O rompimento diplomático com Portugal ocorreu em um momento difícil para as missões estrangeiras no Brasil, alvo frequente de gafes e descortesias do então presidente Floriano Peixoto: “Dificilmente terá havido governo com tão escasso e difícil relacionamento com o corpo diplomático estrangeiro quanto o de Floriano. Para agravar a situação, todos os chefes de missão residiam em Petrópolis, distanciados, portanto, da capital”, conta o diplomata Sérgio Corrêa da Costa. Como exemplo deste contexto, ele cita um “protesto” dos enviados estrangeiros: “No dia 15 [de novembro de 1892], terceiro aniversário da Proclamação da República, nenhum dos diplomatas desceu de Petrópolis para apresentar cumprimentos às autoridades”.
Outro rompimento diplomático iria ocorrer em 1917, devido ao afundamento de navios brasileiros, torpedeados por submarinos alemães (evento descrito em outra reportagem do Petrópolis sob Lentes, que pode ser acessada aqui). O Brasil, embora inicialmente neutro na Primeira Guerra, já há algum tempo parecia pender para os Aliados – haja visto o banquete que Lauro Muller, ministro do Exterior, ofereceu ao ministro inglês, Arthur Peel, no Rio Negro, no ano anterior. As preferências políticas da high society de Petrópolis ficaram evidentes em março de 1917, quando, em um evento em favor da Cruz Vermelha, Ruy Barbosa pronunciou uma célebre palestra sugerindo o alinhamento do Brasil aos Aliados, no Theatro Petrópolis.

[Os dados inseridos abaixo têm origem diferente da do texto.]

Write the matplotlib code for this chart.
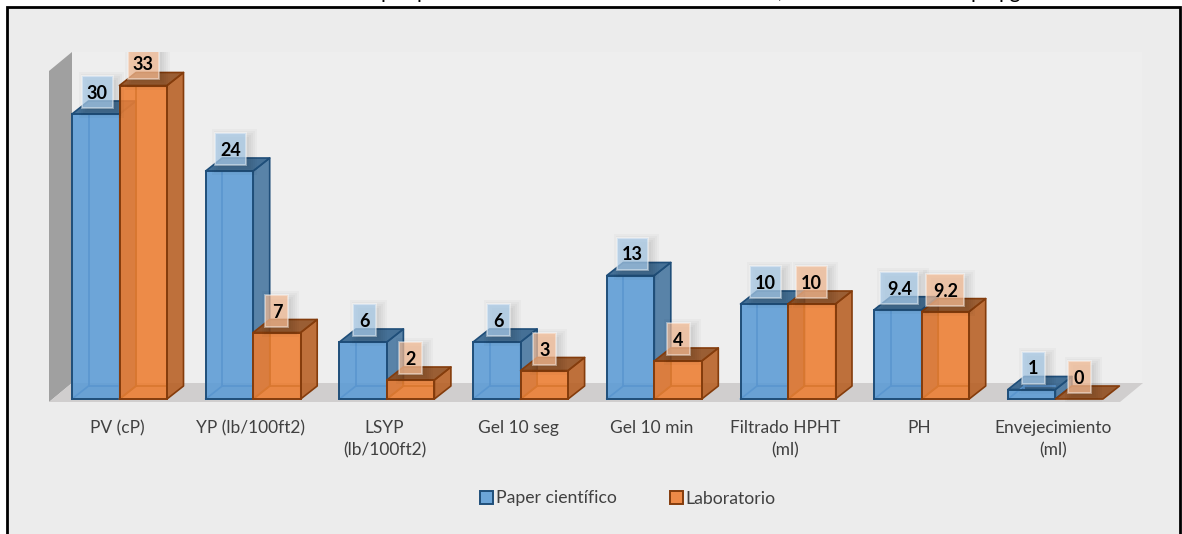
import matplotlib
matplotlib.use('Agg')
import matplotlib.pyplot as plt
from matplotlib.colors import to_rgba
from matplotlib.patches import Patch, Polygon, Rectangle

categorias = ['PV (cP)', 'YP (lb/100ft2)', 'LSYP\n(lb/100ft2)', 'Gel 10 seg', 'Gel 10 min',
              'Filtrado HPHT\n(ml)', 'PH', 'Envejecimiento\n(ml)']
paper = [30, 24, 6, 6, 13, 10, 9.4, 1]
laboratorio = [33, 7, 2, 3, 4, 10, 9.2, 0]
# lo unico que se ve del titulo (esta cortado arriba)
titulo_chars = ['p', 'p', ',', 'p', 'pg']
titulo_x = [381, 416, 778, 970, 998]

W, H = 1182, 534
PX_X = 133.7  # pixeles por categoria
PX_Y = 9.5    # pixeles por unidad
DX, DY = 16.5 / PX_X, 13 / PX_Y
ANCHO = 47.5 / PX_X

plt.rcParams['font.family'] = ['Lato', 'DejaVu Sans']
fig = plt.figure(figsize=(W / 100, H / 100), dpi=100, facecolor='white')

# panel gris con borde negro (sin borde abajo, la imagen esta cortada)
fig.add_artist(Rectangle((7 / W, -0.02), (1180 - 7) / W, (H - 7) / H + 0.02, transform=fig.transFigure,
                         fc='#ececec', ec='black', lw=2, zorder=-1))
for c, xc in zip(titulo_chars, titulo_x):
    fig.text(xc / W, 1 + 1.5 / H, c, fontsize=15, color='black', ha='left', va='baseline')

# ejes: x 49..1143 px, y 402..52 px, el cero queda en 399 px
ax = fig.add_axes([49 / W, (H - 402) / H, (1143 - 49) / W, (402 - 52) / H])
ax.set_xlim((49 - 119.5) / PX_X, (1143 - 119.5) / PX_X)
ax.set_ylim((399 - 402) / PX_Y, (399 - 52) / PX_Y)
ax.patch.set_visible(False)
for s in ax.spines.values():
    s.set_visible(False)
x0, x1 = ax.get_xlim()
y0, y1 = ax.get_ylim()
sx, sy = 23 / PX_X, 19 / PX_Y  # profundidad de piso y pared

# pared del fondo, pared izquierda y piso
ax.add_patch(Rectangle((x0 + sx, y0 + sy), x1 - x0 - sx, y1 - y0 - sy, fc='#eeeeee', ec='none', zorder=0))
ax.plot([x1, x1], [y0 + sy, y1], color='#e4e4e4', lw=1, zorder=0)
ax.add_patch(Polygon([(x0, y0), (x0, y1 - sy), (x0 + sx, y1), (x0 + sx, y0 + sy)], fc='#a0a0a0', ec='none', zorder=0))
ax.add_patch(Polygon([(x0, y0), (x0 + sx, y0 + sy), (x1, y0 + sy), (x1 - sx, y0)], fc='#d0cece', ec='none', zorder=0))


def barra(xi, v, color, lado, tope, borde, linea, z):
    # caras de la barra 3D, de atras hacia adelante
    a = 0.88
    xf = xi + ANCHO
    if v > 0:
        ax.add_patch(Polygon([(xf, 0), (xf + DX, DY), (xf + DX, v + DY), (xf, v)],
                             fc=to_rgba(lado, a), ec=borde, lw=1.2, joinstyle='round', zorder=z))
    ax.add_patch(Polygon([(xi, v), (xi + DX, v + DY), (xf + DX, v + DY), (xf, v)],
                         fc=to_rgba(tope, a), ec=borde, lw=1.2, joinstyle='round', zorder=z))
    if v > 0:
        ax.add_patch(Rectangle((xi, 0), ANCHO, v, fc=to_rgba(color, a), ec='none', zorder=z))
        # aristas de atras, se ven a traves de la cara frontal
        ax.plot([xi + DX, xi + DX], [min(v, v + DY), DY], color=linea, lw=1.2, zorder=z)
        ax.plot([xi + DX, xf], [DY, DY], color=linea, lw=1.2, zorder=z)
        ax.plot([xi, xi + DX], [0, DY], color=linea, lw=1.2, zorder=z)
        ax.add_patch(Rectangle((xi, 0), ANCHO, v, fc='none', ec=borde, lw=1.4, zorder=z))


def etiqueta(xc, v, fondo, a):
    txt = f'{v:g}'
    w = {1: 23, 2: 31, 3: 38}[len(txt)] / PX_X
    h = 32 / PX_Y
    yc = v + 22 / PX_Y
    # sombra difusa
    for g in (-1, 1, 3, 5, 7):
        ax.add_patch(Rectangle((xc - w / 2 + (4 - g) / PX_X, yc - h / 2 - (3 + g) / PX_Y),
                               w + 2 * g / PX_X, h + 2 * g / PX_Y, fc=(0, 0, 0, 0.022), ec='none', zorder=9))
    ax.add_patch(Rectangle((xc - w / 2, yc - h / 2), w, h, fc=to_rgba(fondo, a),
                           ec=to_rgba('white', 0.4), lw=1.4, zorder=10))
    ax.text(xc, yc, txt, fontsize=13, fontweight='bold', color='black', ha='center', va='center_baseline', zorder=11)


for i in range(len(categorias)):
    barra(i - ANCHO, paper[i], '#5b9bd5', '#44749f', '#2e5f8a', '#1f4e79', '#5a96cf', 3 + i * 0.1)
    barra(i, laboratorio[i], '#ed7d31', '#b85f22', '#8f4a1a', '#843c0c', '#d9772f', 3.05 + i * 0.1)
    etiqueta(i - ANCHO / 2 + 1.5 / PX_X, paper[i], '#a9cbe9', 0.72)
    etiqueta(i + ANCHO / 2, laboratorio[i], '#f6bd96', 0.72)

ax.set_xticks([i - 2.5 / PX_X for i in range(len(categorias))])
ax.set_xticklabels(categorias, fontsize=12.5, color='#404040', linespacing=1.5)
ax.set_yticks([])
ax.tick_params(axis='x', length=0, pad=13)

handles = [Patch(fc='#6ca5d8', ec='#1f4e79', lw=1.4), Patch(fc='#ee8a47', ec='#843c0c', lw=1.4)]
fig.legend(handles, ['Paper científico', 'Laboratorio'], loc='center', bbox_to_anchor=(628 / W, (H - 498.5) / H),
           ncol=2, frameon=False, fontsize=12.7, labelcolor='#404040',
           handlelength=0.75, handleheight=0.75, handletextpad=0.15, columnspacing=3.0)

fig.savefig('out.png', dpi=100)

A agenda dos diplomatas em Petrópolis também iria incluir momentos fúnebres. Em 1900, a legação italiana reuniu todo o corpo diplomático na igreja do Sagrado Coração, para uma missa pela morte do rei Umberto I, então recentemente assassinado. Além disso, outras solenidades homenagearam diplomatas que morreram em Petrópolis, no exercício da função. Foi o caso de Fukashi Sugimura, ministro japonês, em 1909; e de Pedro Maximow, ministro da Rússia, acometido por mal súbito na legação, que ficava na rua Silva Jardim, em 1915. Mas foi a morte do já citado conde de Arco Valley, em 1909, que mais comoção provocou na cidade, devido a sua popularidade.
Após o fim da primeira guerra mundial (1918), as relações diplomáticas do Brasil assumiram novos patamares. Paulatinamente, todas as legações seriam transformadas em embaixadas e instaladas (como é da tradição) na capital do país. Algumas missões (como as de Inglaterra ou Estados Unidos) mantiveram imóveis em Petrópolis. E alguns diplomatas continuaram morando na cidade. Eventualmente, outras representações até iriam funcionar provisoriamente na serra, nos meses de verão. Porém, ao fim da década de 1920, todas as missões estrangeiras estariam sediadas no Rio.
Nos anos 1930 e 40, embora ainda fosse o destino de veraneio da elite, Petrópolis não era mais a “cidade dos diplomatas”. O Quitandinha ainda iria receber, em 1947, a Conferência Interamericana, que por duas semanas reuniu chefes de estado e outros representantes de países do continente. Mas os tempos já eram outros: a opulência das missões, a sofisticação dos enviados estrangeiros, bem como as festas e outros eventos “inesquecíveis”, nos palacetes e ruas de Petrópolis, tornaram-se apenas histórias. Hoje já bastante esquecidas.